The work to reform the Board of Elections starts today

We did it. We flipped the New York State Senate blue, and Democrats took back the U.S. House of Representatives. Brooklyn Democrats – alongside independent and even Republican voters – did their part by showing up in droves to vote for Andrew Gounardes for New York State Senate and Max Rose for Congress. In fact, approximately 44% of active, registered Democrats voted in Kings County yesterday. But our thrill over high voter turnout and the election’s outcomes is matched by our frustration with the New York City Board of Elections.

The BOE’s incompetence was on full display to voters. At many poll sites across Brooklyn, scanning machines broke. Sites lacked enough scanners to accommodate voters. Poll workers couldn’t explain how the new perforated ballots worked. Voters were required to vote by “emergency ballot,” leaving the tallying process ambiguous. Repurposed trash cans overflowed with exposed ballots. These issues follow last year’s voter purge, after which we were promised things would improve.

The core of the problem lies in the fact that the BOE’s commissioners are chosen by the County-based Party machines, which favor loyalty over competence and experience. We need wholesale reform to professionalize the BOE.
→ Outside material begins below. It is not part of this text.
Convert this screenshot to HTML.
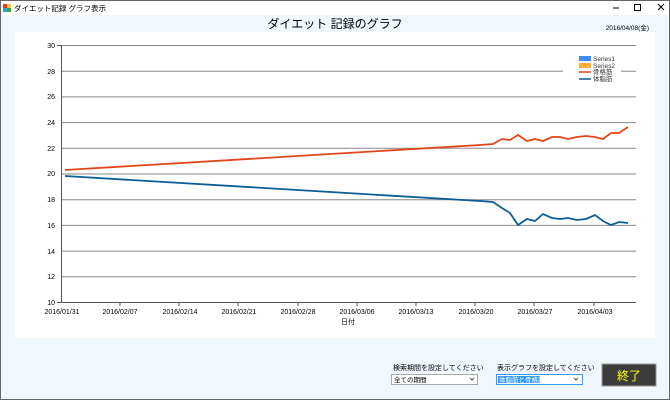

In the coming months, NKD will work to disentangle the way the city’s BOE works and how it could be improved. Sign up to join us at our next Policy Committee meeting. We’ll start to address what role Brooklynites, and even members of the Kings County Democratic Committee, can play in teasing apart the BOE’s inefficiencies.

We expect that the Kings County Democratic Party should be equally concerned that the registered Democrats it represents are so disserved by the Commissioners it help put in positions of power.

New York has among the most regressive voting laws in the country – we knew this. Yet the widespread chaos Brooklyn (and other boroughs) experienced Tuesday was unprecedented and incredibly disappointing. We also know that the dysfunction was exacerbated by New York’s voting laws, and we call on our newly elected and re-elected leaders – particularly Governor Cuomo and Attorney General-elect James – to prioritize election and voting reform by advocating for early voting, same-day and automatic voter registration, no-excuse absentee ballots, and professionalized BOE with electronic poll books.

A Democratic New York State Senate means we can achieve progressive policy wins. Improving the voting process should be first among them.

NKD is a member of Let NY Vote, a campaign to modernize New York State’s voting laws. We will be working with the campaign and our friends over at the Brooklyn Voters Alliance to bring attention to these issues.